Notwithstanding the foregoing, if
the Executive receives the payments and benefits in accordance with
paragraphs (A)(iii), (B), (C) and (D) of this
Section 4, the Executive shall not be entitled to any
severance pay or benefits under any severance plan, program or
policy of the Corporation or its Subsidiaries, unless otherwise
specifically provided therein in a specific reference to this
Agreement.
5. Certain Reductions in
Payments .
(A) Anything in this Agreement to
the contrary notwithstanding, in the event it shall be determined
that any payment or distribution by the Corporation to or for the
benefit of the Executive (whether paid or payable or distributed or
distributable pursuant to the terms of this Agreement or otherwise)

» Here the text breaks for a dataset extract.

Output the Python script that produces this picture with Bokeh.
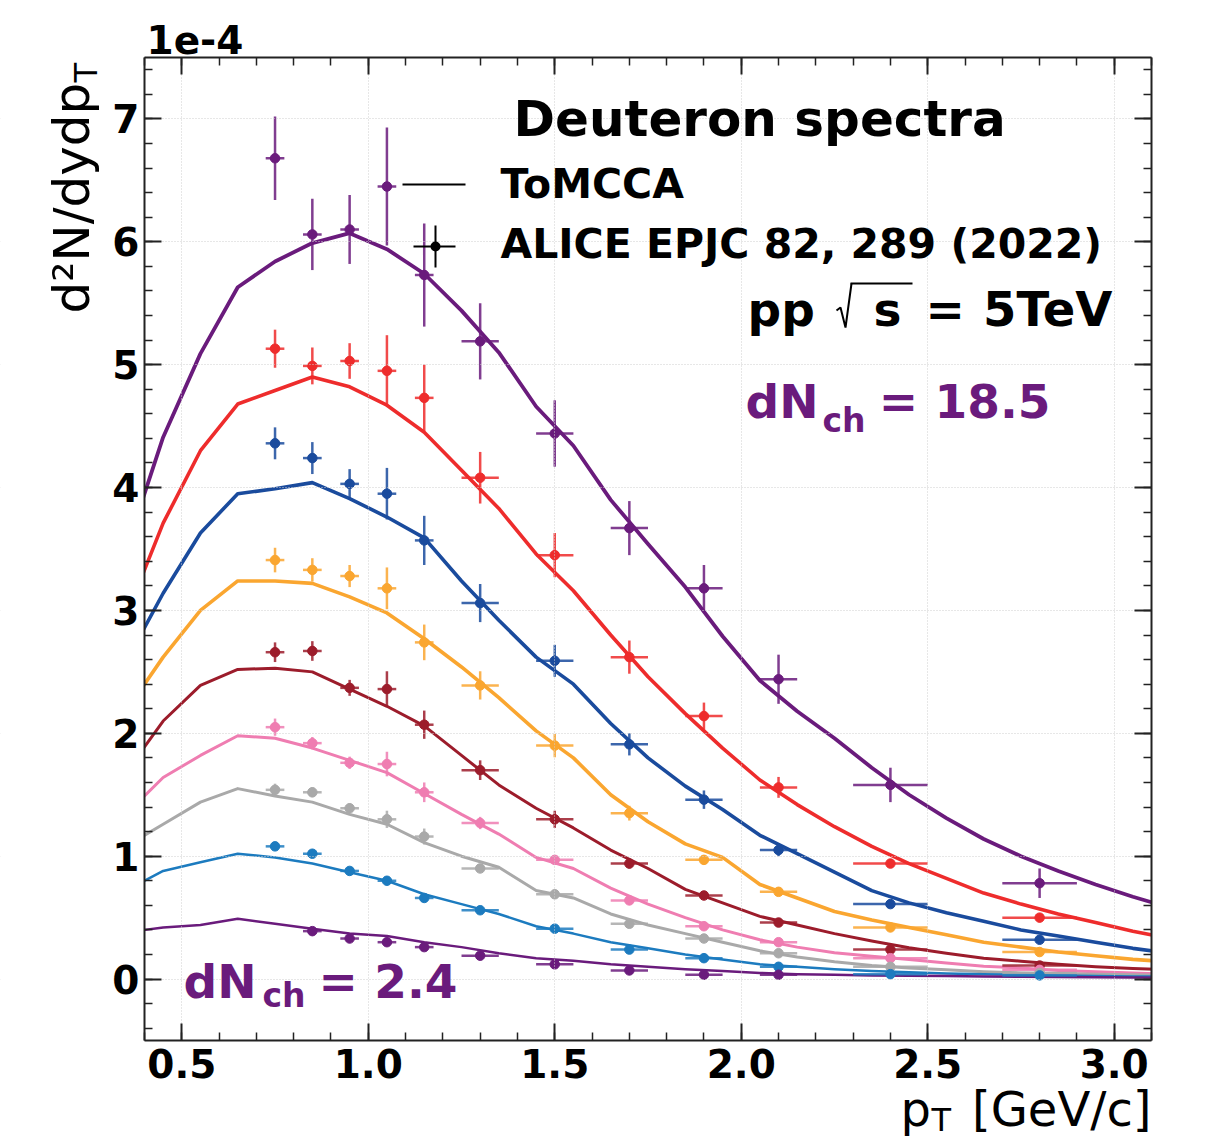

(a “Payment”) would (after taking into account any
value attributable to the restrictive covenants in Section 9)
be nondeductible by the Corporation for Federal income tax purposes
because of Section 280G of the Code, then the amounts payable
or distributable to or for the benefit of the Executive pursuant to
this Agreement (such payments or distributions pursuant to this
Agreement are hereinafter referred to as “Agreement
Payments”) shall be reduced in such a way that their
aggregate present value shall be equal to the Reduced Amount. The
Reduced Amount shall be an amount expressed in present value which
maximizes the aggregate present value of Agreement Payments without
causing any Payment to be nondeductible by the Corporation because
of Section 280G of the Code (after taking into account any
value attributable to the restrictive covenants in Section 9).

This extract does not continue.